Улей

Когда-то, очень давно, мой дед сказал мне: «прекрасней и трудолюбивее существ я не встречал. Но я, наверное, не очень опытен… прости, внук. Может, у тебя получится лучше».
 Мой дед был мудрым человеком, он считал: единственное, что люди передают из предыдущего поколения в следующее – это ошибки, и инструкции к ним.
 Вот эта будка. Трухлявый, старый куб из дерева, окрашенный голубой краской, которая давно выгорела на солнце. Его симметрия заметно ухудшилась: доски выкрутило, и некоторые их края отошли от корпуса, игнорируя неисчислимое количество гвоздей. Сооружение немного перекошено на бок и пахнет тленом.
 Снизу конструкции, по центру одной из сторон, виден маленький выступ. Над выступом есть аркообразное отверстие, заколоченное колышком – это дед, его спасательная операция, как задраивание люков, при гибели субмарины.
 Весь захудалый внешний вид улея – результат моего пофигизма, или «деятельности» тех, кто когда-то в нём жил, да ещё дед сделал свой вклад, светлая ему память.
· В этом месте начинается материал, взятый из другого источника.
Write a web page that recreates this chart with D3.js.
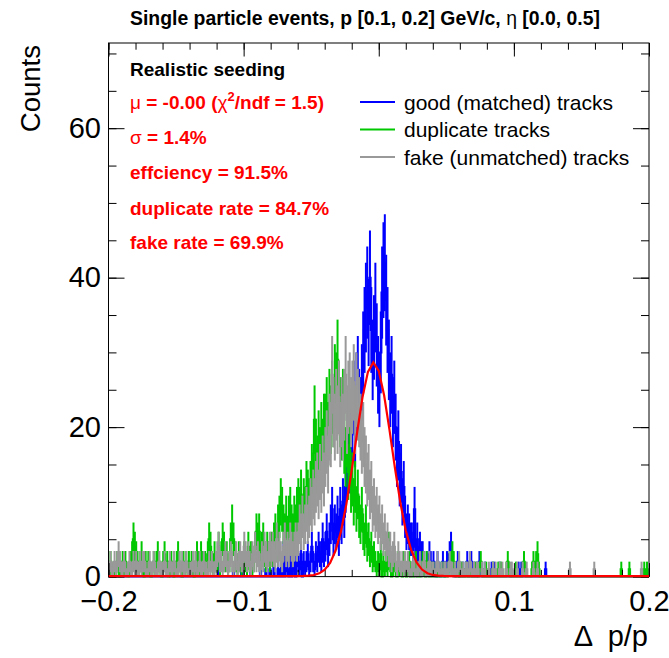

 Но главное то, что до сих пор сквозь его непривлекательную кожуру слышен тихий гул.
 Помню, как дед загорелся, когда кто-то из его друзей-пенсионеров впарил ему идею о пчёлах, а потом и их самих. Дед днями напролёт, не высовывая носа из соответствующей литературы, работал над чертежами их будущего дома и дальнейшем его возведением. Как он трясся над каждым насекомым. Как по-детски радовался первому положительному результату, и также противоположно реагировал на свои неудачи, доводя бабушку до приступов мигрени.
 Дед облачался в замысловатый костюм, похожий на скафандр космонавта, только в место забрала его лицо защищала тонкая, тёмная сеть. Разжигал какую-то дымящуюся фигню и ковырялся во внутренностях пчелиного дома, перебирая плоские рамки, по пояс покрытый своими маленькими, обкуренными друзьями. Шептался о чём-то с ними. Я держался на расстоянии, боясь укусов этих фанатиков труда.
 Посмотри-ка на эту красавицу – говорил дед, упиваясь непонятным мне величеством этих созданий природы. Глянь, какой у неё пушок, какой окрас, а какой изящный строй! – торочил он, сжав в пальцах тупую, жужжащую и постоянно норовящую ужалить его пчелу.
 Я боялся пчёл, как и все дети.
 Но мёд…! Мед – единственное, что придавало увлечению деда некоторое благородство, и терпение со стороны бабушки. Никогда не забуду вкус и запах этого янтарного мусса на корочке свежего, белого хлеба, в прикуску с парным молоком, солнечным сельским утром.
 Но однажды, по среди зимы или ранней весною (не помню точно), дед подживлял пчёл не известим мне препаратом, толи для того, чтобы они менее ощущали сезонные коварства природы, толи для повышения их трудовой потенции, и по вене своей старости что-то напутал с дозировкой вещества, или просто ошибся в препарате.
 Дед говорил, что с пчёлами случилась какая-то чертовщина, казус, патология.
 Пчёлы заболели.
 Они будто сошли с ума. Стали жалить друг-друга, убивать и жрать. Вся большая семья разбилась на группы которые разделяли упомянутые раньше рамки. Отказались вылетать наружу: почти все позабыли о своём предназначении. А те, кто отваживался – вскоре скончались. Насекомые, объевшись своего же мёда, превратились в трутней-термитов, чувство сытости которых очень походило на самовлюблённую гордость. Когда кончился мёд они взялись за сам улей (Ха-ха-ха-ха – дурдом!). Пчёлы отказались от ухаживания деда, более того – при попытке деда провести курс лечения – серьезно его искусали и совершили попытку побега. После того мой дед и решил изолировать их.
 И всё!
 Никого мёда.
 «Это уникальный случай в мировом пчеловодстве» – говорил дед, о своей шняге с ульем.
 Скоро дед тяжко заболел, и проанализировав свои «перспективы», передал этот ящик мне. А что я? Я в этом нифига не шарю, разве что в мёде…
 Вот и не знаю теперь, что с ним делать. Может предпринять ещё одну попытку исцеления тех, кто в нём сейчас? А может так и оставить его, с его утопичной автономией? Или пойти, набрать в банку бензина и сжечь этот хлам, к чертям собачим, а потом начать все заново?